**Aim of the exercise**.
Skip every image and restate the data word for word.

**Source data**.
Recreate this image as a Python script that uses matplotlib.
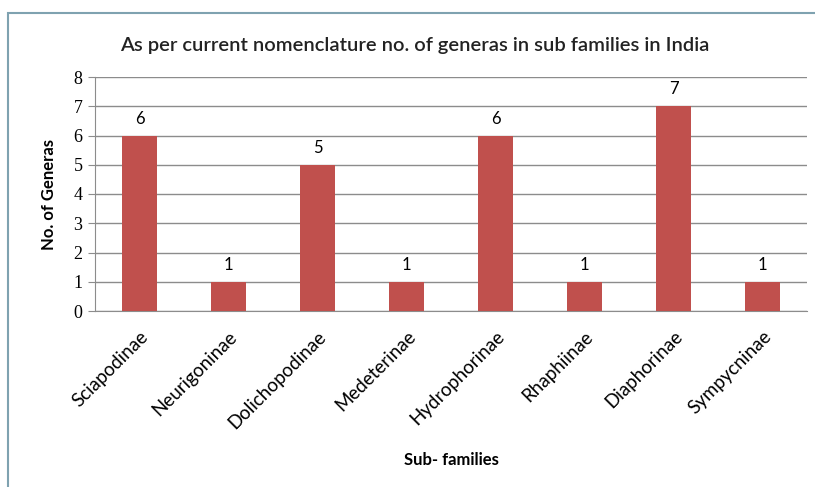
import matplotlib
matplotlib.use("Agg")
import matplotlib.pyplot as plt
from matplotlib.patches import Rectangle

subfamilies = ["Sciapodinae", "Neurigoninae", "Dolichopodinae", "Medeterinae",
               "Hydrophorinae", "Rhaphiinae", "Diaphorinae", "Sympycninae"]
genera = [6, 1, 5, 1, 6, 1, 7, 1]
yticks = [0, 1, 2, 3, 4, 5, 6, 7, 8]

plt.rcParams['font.family'] = ['Lato', 'DejaVu Sans']

fig = plt.figure(figsize=(8.15, 4.87), dpi=100)
ax = fig.add_axes([95/815, 1 - 311/487, 712/815, 234/487])

# outer frame of the chart area
fig.patches.append(Rectangle((8/815, -0.1), 1.2, 1 - 13/487 + 0.1,
                             transform=fig.transFigure, fill=False,
                             edgecolor="#7fa2b0", linewidth=1.5))

x = list(range(len(subfamilies)))
bars = ax.bar(x, genera, width=0.4, color="#c0504d", zorder=3)
for xi, v in zip(x, genera):
    ax.text(xi, v + 0.3, str(v), ha="center", va="bottom", fontsize=12)

ax.set_xlim(-0.5, len(subfamilies) - 0.5)
ax.set_ylim(0, 8)
ax.set_yticks(yticks)
ax.set_yticklabels([str(t) for t in yticks], family="Liberation Serif", fontsize=13)
ax.yaxis.grid(True, color="#8c8c8c", linewidth=1, zorder=0)
ax.tick_params(axis="y", length=5, color="#8c8c8c", pad=4)
ax.set_xticks(x)
ax.set_xticklabels(subfamilies, rotation=45, ha="right", rotation_mode="anchor", fontsize=13.5)
ax.tick_params(axis="x", length=0, pad=12)

for s in ["top", "right"]:
    ax.spines[s].set_visible(False)
for s in ["left", "bottom"]:
    ax.spines[s].set_color("#8c8c8c")

ax.set_ylabel("No. of Generas", fontsize=12, fontweight="bold", labelpad=12)
ax.set_xlabel("Sub- families", fontsize=12, fontweight="bold", labelpad=15)
fig.text(415/815, 1 - 45/487, "As per current nomenclature no. of generas in sub families in India",
         ha="center", va="center", fontsize=14.5, fontweight="semibold", color="#222222")

fig.savefig("out.png", dpi=100)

**Response**.
Recreate this image as a Python script that uses matplotlib.
import matplotlib
matplotlib.use("Agg")
import matplotlib.pyplot as plt
from matplotlib.patches import Rectangle

subfamilies = ["Sciapodinae", "Neurigoninae", "Dolichopodinae", "Medeterinae",
               "Hydrophorinae", "Rhaphiinae", "Diaphorinae", "Sympycninae"]
genera = [6, 1, 5, 1, 6, 1, 7, 1]
yticks = [0, 1, 2, 3, 4, 5, 6, 7, 8]

plt.rcParams['font.family'] = ['Lato', 'DejaVu Sans']

fig = plt.figure(figsize=(8.15, 4.87), dpi=100)
ax = fig.add_axes([95/815, 1 - 311/487, 712/815, 234/487])

# outer frame of the chart area
fig.patches.append(Rectangle((8/815, -0.1), 1.2, 1 - 13/487 + 0.1,
                             transform=fig.transFigure, fill=False,
                             edgecolor="#7fa2b0", linewidth=1.5))

x = list(range(len(subfamilies)))
bars = ax.bar(x, genera, width=0.4, color="#c0504d", zorder=3)
for xi, v in zip(x, genera):
    ax.text(xi, v + 0.3, str(v), ha="center", va="bottom", fontsize=12)

ax.set_xlim(-0.5, len(subfamilies) - 0.5)
ax.set_ylim(0, 8)
ax.set_yticks(yticks)
ax.set_yticklabels([str(t) for t in yticks], family="Liberation Serif", fontsize=13)
ax.yaxis.grid(True, color="#8c8c8c", linewidth=1, zorder=0)
ax.tick_params(axis="y", length=5, color="#8c8c8c", pad=4)
ax.set_xticks(x)
ax.set_xticklabels(subfamilies, rotation=45, ha="right", rotation_mode="anchor", fontsize=13.5)
ax.tick_params(axis="x", length=0, pad=12)

for s in ["top", "right"]:
    ax.spines[s].set_visible(False)
for s in ["left", "bottom"]:
    ax.spines[s].set_color("#8c8c8c")

ax.set_ylabel("No. of Generas", fontsize=12, fontweight="bold", labelpad=12)
ax.set_xlabel("Sub- families", fontsize=12, fontweight="bold", labelpad=15)
fig.text(415/815, 1 - 45/487, "As per current nomenclature no. of generas in sub families in India",
         ha="center", va="center", fontsize=14.5, fontweight="semibold", color="#222222")

fig.savefig("out.png", dpi=100)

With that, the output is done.